A comparable study of modeling units for end-to-end Mandarin speech recognition

May 10, 2018 · Declared Dead · 🏛 International Symposium on Chinese Spoken Language Processing

"No code URL or promise found in abstract"

Evidence collected by the PWNC Scanner

Authors Wei Zou, Dongwei Jiang, Shuaijiang Zhao, Xiangang Li arXiv ID 1805.03832 Category cs.CL: Computation & Language Cross-listed eess.AS Citations 35 Venue International Symposium on Chinese Spoken Language Processing Last Checked 4 months ago

Abstract

End-To-End speech recognition have become increasingly popular in mandarin speech recognition and achieved delightful performance. Mandarin is a tonal language which is different from English and requires special treatment for the acoustic modeling units.

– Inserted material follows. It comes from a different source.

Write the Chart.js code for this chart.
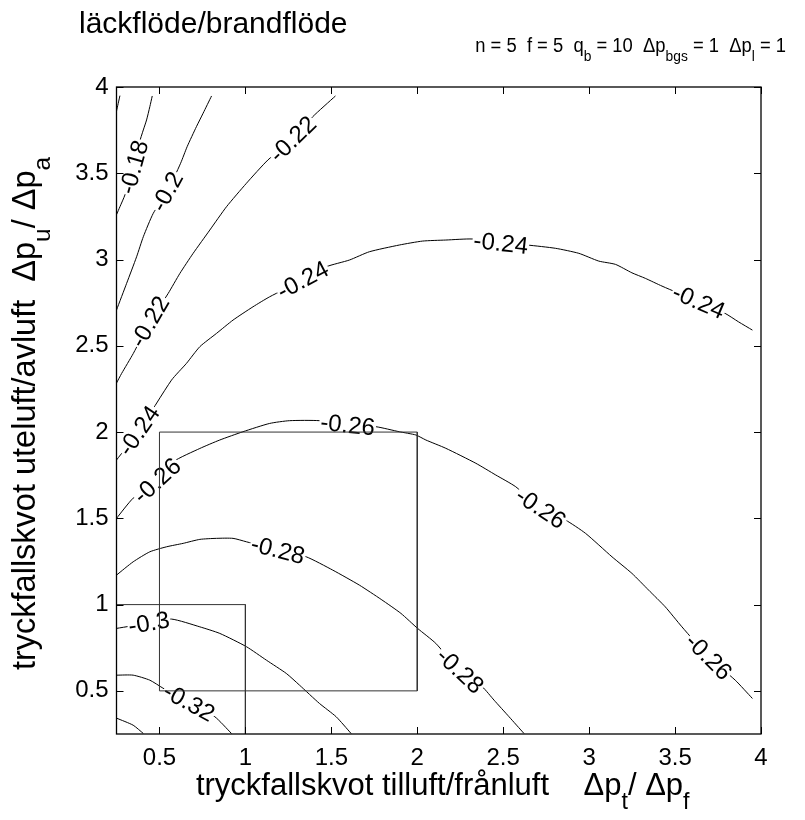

There have been several different kinds of modeling units for mandarin such as phoneme, syllable and Chinese character. In this work, we explore two major end-to-end models: connectionist temporal classification (CTC) model and attention based encoder-decoder model for mandarin speech recognition. We compare the performance of three different scaled modeling units: context dependent phoneme(CDP), syllable with tone and Chinese character. We find that all types of modeling units can achieve approximate character error rate (CER) in CTC model and the performance of Chinese character attention model is better than syllable attention model. Furthermore, we find that Chinese character is a reasonable unit for mandarin speech recognition. On DidiCallcenter task, Chinese character attention model achieves a CER of 5.68% and CTC model gets a CER of 7.29%, on the other DidiReading task, CER are 4.89% and 5.79%, respectively. Moreover, attention model achieves a better performance than CTC model on both datasets.